In chapter IV, de Benoist gives reasons why ‘liberal democracy’ or ‘formal democracy’ (our current system) is indeed a farce.

Among other reasons:

- People elect representatives, but these must delegate their tasks to unelected officials (as portrayed in the classic 1980s satire ‘Yes Minister’).

- Party ‘brands’ mean that candidates aren’t elected for their personal qualities.

- Lukewarm voters are given the same weight as resolute ones.

And so on…

De Benoist’s solution is something he calls ‘Organic Democracy’, involving lots of referenda and plebiscites. This would be folkish, based on fraternity rather than liberty and equality, and thus more similar to the ancient Athenian democracy (something he doesn’t mention, however, is that the democratic faction in Athens fanatically pursued a ruinous fratricidal war with Sparta, whereas the artistocratic faction wanted peace).

His book was written in 1985, and I think things are too far gone now for de Benoist’s folkish democracy to put things right.

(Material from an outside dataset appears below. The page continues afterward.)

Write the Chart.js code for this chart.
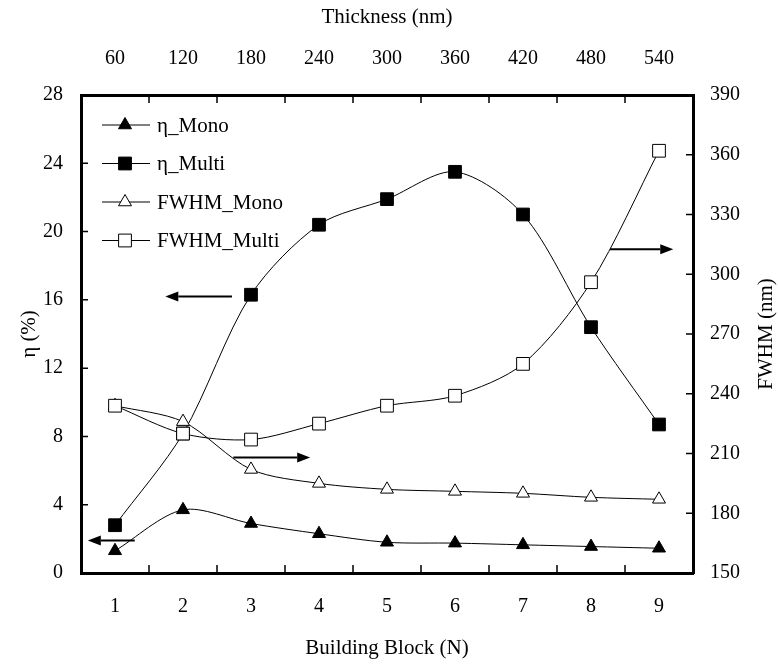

It could never be implemented under the currect system, anyway. The closest equivalent, populism, has had little real success against the entrenched deep state.

Something more drastic will be required…

But if the crisis Western Man now faces is overcome, a future system of government will evolve organically, and will doubtless contain mixed elements of monarchy, oligarchy and democracy, just as it has throughout our history.